Savers could be seen queuing at cash machines amid resentment at the charge.
The deal reached with euro partners and the IMF marks a radical departure from previous international aid packages. 
President Nicos Anastasiades defended it as a "painful" step, taken to avoid a disorderly bankruptcy.
It had, he said in a statement, been a choice between the "catastrophic scenario of disorderly bankruptcy or the scenario of a painful but controlled management of the crisis".
The Cypriot leader, who was elected last month on a promise to tackle the country's debt crisis, will address the nation on Sunday.
*Bailout levy
•	Depositors with under 100,000 euros deposited must pay 6.75%
•	Those with more than 100,000 in their accounts must pay 9.9%
•	Depositors will be compensated with the equivalent amount in shares in their banks 
•	The levy is a one-off measure*
Lenders are said to be gambling that the risk of a bigger banking crisis elsewhere in the eurozone has receded.
*While Cyprus may be one of the eurozone's tiniest economies - its third-smallest - there could be serious repercussions for other financially over-stretched economies, such as those of Spain and Italy, Robert Peston writes.
The point of the levy is to warn lenders to banks that they should take care where they place their funds, and avoid banks that overstretch themselves - as Cypriot banks did, he adds.*
Cyprus is the fifth country after Greece, the Republic of Ireland, Portugal and Spain to turn to the eurozone for financial help during the region's debt crisis.
The country has been in financial difficulties since the collapse of the Greek economy, where Cypriot banks had huge investments. 
It appears that the heavy presence of Russian money in Cypriot banks was a factor in imposing the levy.
People in Cyprus with less than 100,000 euros in their accounts will have to pay a one-time tax of 6.75%, Eurozone officials said. 
Those with greater sums will lose 9.9%.
Depositors will be compensated with the equivalent amount in shares in their banks.
Reports suggest that depositors will be able to access all of their money except the amount set by the levy.
*The levy itself will not take effect until Tuesday, following a public holiday, but action is being taken to control electronic money transfers over the weekend.
Co-operative banks, the only ones open in Cyprus on Saturday, closed after people started queuing to withdraw their money.
*At one bank in the Limassol district, a frustrated man parked his bulldozer outside and threatened to break in. 
Alan, a British expatriate saver in Cyprus, told BBC News: "This is robbery and we must get the EU to stop this. 
"We retire and bring our savings to a bank in Cyprus and they can just take our money away without permission and then say we have shares in a bankrupt bank."
Maria Zembyla, from Nicosia, said the levy would make a "big dent" in her family's savings and "erode the investor confidence".
"Russians that currently keep the economy afloat will leave the country along with their money," she added.
According to Reuters news agency, almost half of the depositors in Cyprus are believed to be non-resident Russians. 
There has also been speculation that Russia could help finance the bailout by extending a 2.5bn-euro loan already made to Cyprus. 
Cyprus Finance Minister Michael Sarris will travel to Moscow for meetings on Monday, reports say.
"My understanding is that the Russian government is ready to make a contribution with an extension of the loan and a reduction of the interest rate," said the EU's top economic official, Olli Rehn. 
*European regulators and politicians are convinced that a vast amount of cash in Cypriot banks belongs to Russian money launderers, our business editor writes.
Few German politicians would vote for a Cyprus rescue that simultaneously rescued these launderers so the only way to make the bailout palatable to the German parliament was to tax the launderers, too, he says.
*Russians reacted angrily to the news of the levy on social media.
"Russia agrees to help a troubled EU state, and the EU calls Russian investors money-launderers?
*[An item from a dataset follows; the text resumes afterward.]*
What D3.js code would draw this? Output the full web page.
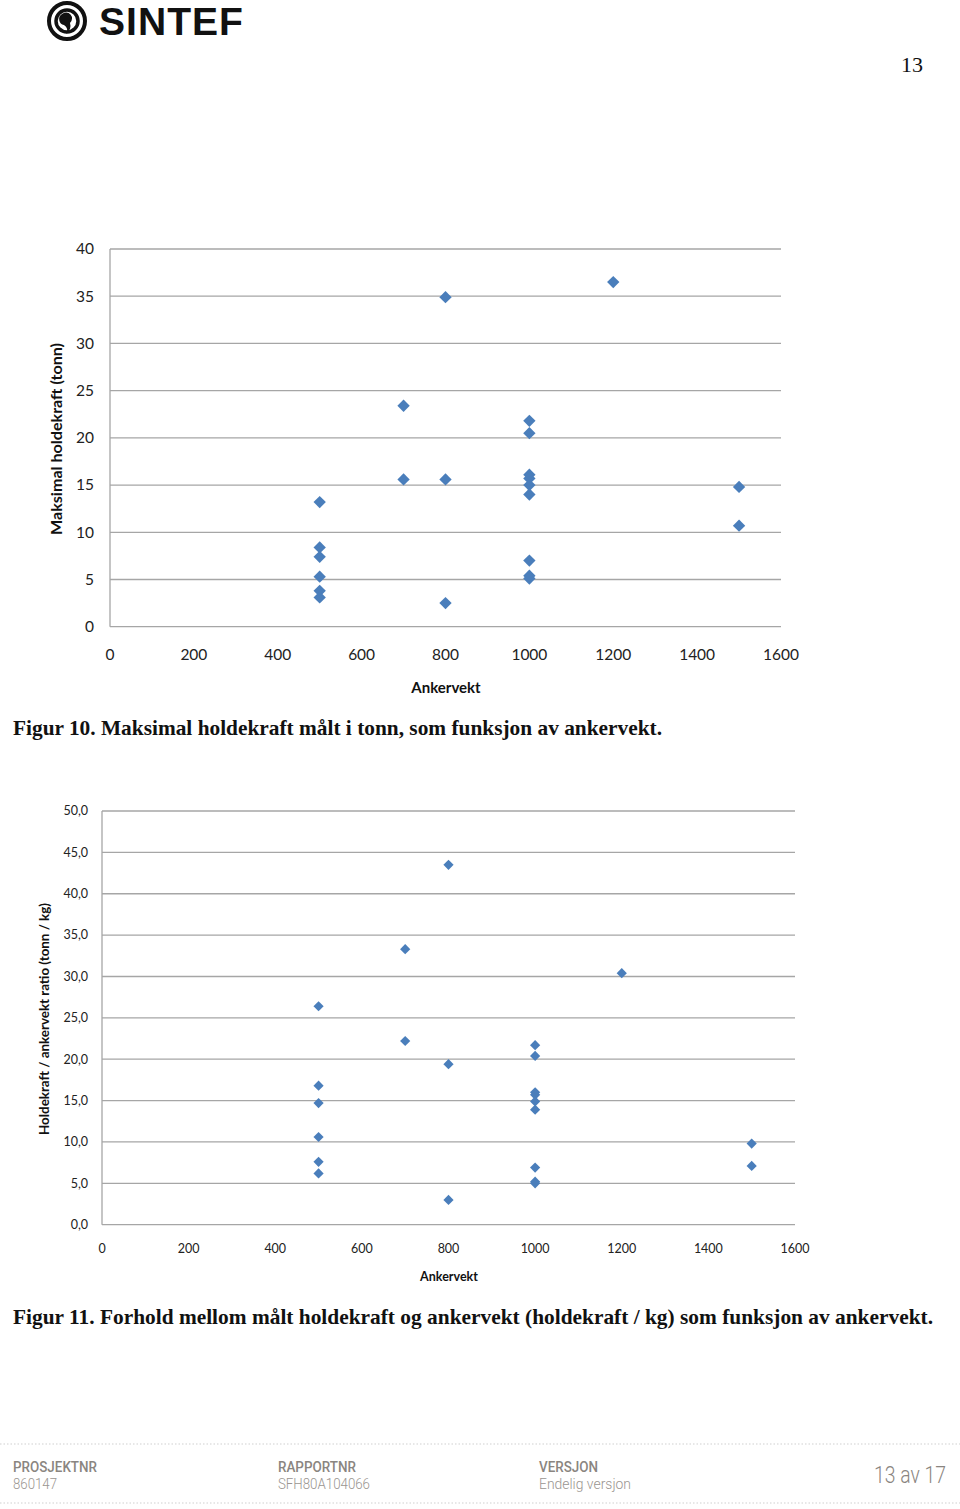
<!DOCTYPE html>
<html><head><meta charset="utf-8">
<script src="https://cdn.jsdelivr.net/npm/d3@7"></script>
<style>body{margin:0;background:#fff}svg{display:block}</style>
</head><body>
<svg id="page" width="960" height="1509"></svg>
<script>
// ---- data ----
const ankervekt1 = [500,500,500,500,500,500, 700,700, 800,800,800, 1000,1000,1000,1000,1000,1000,1000,1000,1000, 1200, 1500,1500];
const holdekraft = [13.2,8.4,7.4,5.3,3.8,3.1, 23.4,15.6, 34.9,15.6,2.5, 21.8,20.5,16.1,15.7,15.0,14.0,7.0,5.4,5.1, 36.5, 14.8,10.7];
const ankervekt2 = [500,500,500,500,500,500, 700,700, 800,800,800, 1000,1000,1000,1000,1000,1000,1000,1000,1000, 1200, 1500,1500];
const ratio = [26.4,16.8,14.7,10.6,7.6,6.2, 33.3,22.2, 43.5,19.4,3.0, 21.7,20.4,16.0,15.7,14.9,13.9,6.9,5.2,5.0, 30.4, 9.8,7.1];
const xTicks = [0,200,400,600,800,1000,1200,1400,1600];
const yTicks1 = [0,5,10,15,20,25,30,35,40];
const yTicks2 = [0,5,10,15,20,25,30,35,40,45,50];

const svg = d3.select("#page");
const blue = "#4a7ebb", grid = "#a6a6a6";

// ---- header ----
const logo = svg.append("g");
logo.append("circle").attr("cx",67).attr("cy",21).attr("r",18).attr("fill","none").attr("stroke","#111").attr("stroke-width",4);
logo.append("circle").attr("cx",67).attr("cy",21).attr("r",11).attr("fill","none").attr("stroke","#111").attr("stroke-width",3.5);
logo.append("path").attr("d","M62,14 a6,6 0 1,1 8,9 q2,6 -4,11 q3,-6 -2,-9 a6,6 0 0,1 -2,-11z").attr("fill","#111");
logo.append("text").attr("x",99).attr("y",35).attr("font-family","Liberation Sans, Arial, sans-serif")
  .attr("font-weight","bold").attr("font-size",39).attr("letter-spacing",1).attr("fill","#111")
  .attr("textLength",145).attr("lengthAdjust","spacingAndGlyphs").text("SINTEF");
svg.append("text").attr("x",923).attr("y",72).attr("text-anchor","end")
  .attr("font-family","Liberation Serif, Times New Roman, serif").attr("font-size",22).attr("fill","#111").text("13");

// ---- chart helper ----
function chart(o){
  const x = d3.scaleLinear().domain([0,1600]).range([o.x0,o.x1]);
  const y = d3.scaleLinear().domain([0,o.ymax]).range([o.y0,o.y1]);
  const g = svg.append("g");
  g.selectAll("line.grid").data(o.yTicks).join("line")
    .attr("x1",o.x0).attr("x2",o.x1).attr("y1",d=>y(d)).attr("y2",d=>y(d))
    .attr("stroke",grid).attr("stroke-width",1.3);
  g.append("line").attr("x1",o.x0).attr("x2",o.x0).attr("y1",o.y0).attr("y2",o.y1)
    .attr("stroke",grid).attr("stroke-width",1.3);
  const ff = "Lato, 'Open Sans', sans-serif";
  g.selectAll("text.yt").data(o.yTicks).join("text")
    .attr("x",o.ylx).attr("y",d=>y(d)).attr("dy","0.35em").attr("text-anchor","end")
    .attr("font-family",ff).attr("font-size",o.fs).attr("fill","#222").text(o.yfmt);
  g.selectAll("text.xt").data(xTicks).join("text")
    .attr("x",d=>x(d)).attr("y",o.xly).attr("dy","0.35em").attr("text-anchor","middle")
    .attr("font-family",ff).attr("font-size",o.fs).attr("fill","#222").text(d=>d);
  g.append("text").attr("x",o.xtx).attr("y",o.xty).attr("dy","0.35em").attr("text-anchor","middle")
    .attr("font-family",ff).attr("font-weight","bold").attr("font-size",o.tfs).attr("fill","#111").text("Ankervekt");
  g.append("text").attr("transform",`translate(${o.ytx},${o.yty}) rotate(-90)`).attr("dy","0.35em")
    .attr("text-anchor","middle").attr("font-family",ff).attr("font-weight","bold").attr("font-size",o.tfs)
    .attr("fill","#111").attr("textLength",o.ytl).attr("lengthAdjust","spacingAndGlyphs").text(o.ytitle);
  const sym = d3.symbol().type(d3.symbolSquare).size(o.msize);
  g.selectAll("path.pt").data(o.xs.map((v,i)=>[v,o.ys[i]])).join("path")
    .attr("d",sym).attr("fill",blue)
    .attr("transform",d=>`translate(${x(d[0])},${y(d[1])}) rotate(45)`);
}

chart({x0:110,x1:781,y0:626.7,y1:249,ymax:40,yTicks:yTicks1,ylx:94,xly:655,fs:15.5,tfs:15,
  xtx:446,xty:688,ytx:57,yty:439,ytl:192,ytitle:"Maksimal holdekraft (tonn)",yfmt:d=>d,
  xs:ankervekt1,ys:holdekraft,msize:76});
chart({x0:102,x1:795,y0:1224.7,y1:811,ymax:50,yTicks:yTicks2,ylx:88,xly:1249,fs:12.5,tfs:12.5,
  xtx:449,xty:1277,ytx:45,yty:1019,ytl:232,ytitle:"Holdekraft / ankervekt ratio (tonn / kg)",yfmt:d=>d3.format(".1f")(d).replace(".",","),
  xs:ankervekt2,ys:ratio,msize:52});

// ---- captions ----
const cf = "Liberation Serif, Times New Roman, serif";
svg.append("text").attr("x",13).attr("y",735).attr("font-family",cf).attr("font-weight","bold").attr("font-size",21)
  .attr("fill","#111").attr("textLength",649).attr("lengthAdjust","spacingAndGlyphs")
  .text("Figur 10. Maksimal holdekraft målt i tonn, som funksjon av ankervekt.");
svg.append("text").attr("x",13).attr("y",1324).attr("font-family",cf).attr("font-weight","bold").attr("font-size",21)
  .attr("fill","#111").attr("textLength",920).attr("lengthAdjust","spacingAndGlyphs")
  .text("Figur 11. Forhold mellom målt holdekraft og ankervekt (holdekraft / kg) som funksjon av ankervekt.");

// ---- footer ----
[1444,1503].forEach(yy=>svg.append("line").attr("x1",0).attr("x2",960).attr("y1",yy).attr("y2",yy)
  .attr("stroke","#cfcfcf").attr("stroke-width",1).attr("stroke-dasharray","1.5,2"));
const foot = [["PROSJEKTNR","860147",13,84,44],["RAPPORTNR","SFH80A104066",278,78,92],["VERSJON","Endelig versjon",539,59,92]];
const footF = "Roboto, 'DejaVu Sans Condensed', sans-serif";
foot.forEach(f=>{
  svg.append("text").attr("x",f[2]).attr("y",1472).attr("font-family",footF).attr("font-weight","500")
    .attr("font-size",14).attr("fill","#8a8580").attr("textLength",f[3]).attr("lengthAdjust","spacingAndGlyphs").text(f[0]);
  svg.append("text").attr("x",f[2]).attr("y",1489).attr("font-family",footF).attr("font-weight","300")
    .attr("font-size",14).attr("fill","#9a9590").attr("textLength",f[4]).attr("lengthAdjust","spacingAndGlyphs").text(f[1]);
});
svg.append("text").attr("x",946).attr("y",1483).attr("text-anchor","end").attr("font-family",footF).attr("font-weight","300")
  .attr("font-size",23).attr("fill","#8a8580").attr("textLength",72).attr("lengthAdjust","spacingAndGlyphs").text("13 av 17");
</script>
</body></html>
This is totally unfair," Moscow-based blogger Igor Kim told the BBC News website. 
"Levying a 10% charge on investors is barbarian, interventionist and more Soviet than the Soviet Union!" 
In Berlin, German Finance Minister Wolfgang Schaeuble called the levy part of the "fair" distribution of the bailout's burden.
"Profit expectations and risk have to coincide again, this gap [between the two] was one of the grave mistakes of the financial bailout [in 2008], and we have learned the lesson," he said.


----------



## Bobbb

Punishing the savers so as to rescue the borrowers. Punishing the responsible in order to save the irresponsible.

With such bright thinkers amongst the policy elites, I'm sure that they didn't see that this would be an immensely unpopular decision.

Businesses fail every day, so what makes bank failures so awful that they have to be avoided?


----------



## Lake Windsong

Does any of this sound familiar? Another excerpt from BBC, quoting a local resident:

The joke is that our politicians up until 24 hours ago were assuring us that there is absolutely no possibility for any levy on our deposits. 
The feeling of disappointment is overwhelming at the moment.”
The whole thing looks like a plot. The previous government didn't take a decision, so as not to take the blame. The new government makes a decision and blames the previous government and will say "sorry people we had no room to negotiate, but it's not our fault" and everything is thrown upon us on the Friday night before a three-day weekend. 
It feels like the people have to pay for the mistakes of the politicians and the banks. We work hard and earn our money and are forced to make up for the mistakes of others.
The feeling within the Cypriot people is that the game is about who is going to get hold of the natural gas resources that have been found in the Cypriot sea bed.
At the end of the day, we as a small country do not have a say for our future, others decide for us. Whoever was in power didn't have any option really. The Cypriot president was given orders he had to follow. 
We will survive. Cyprus, with its entry in the EU, has safeguarded its future as a free country in the European political arena and if this is a price we have to pay then my opinion is that we have to do it - and pay. However the feeling of disappointment is overwhelming at the moment.


----------



## Padre

Bobbb said:


> Punishing the savers so as to rescue the borrowers. Punishing the responsible in order to save the irresponsible.
> 
> With such bright thinkers amongst the policy elites, I'm sure that they didn't see that this would be an immensely unpopular decision.
> 
> Businesses fail every day, so what makes bank failures so awful that they have to be avoided?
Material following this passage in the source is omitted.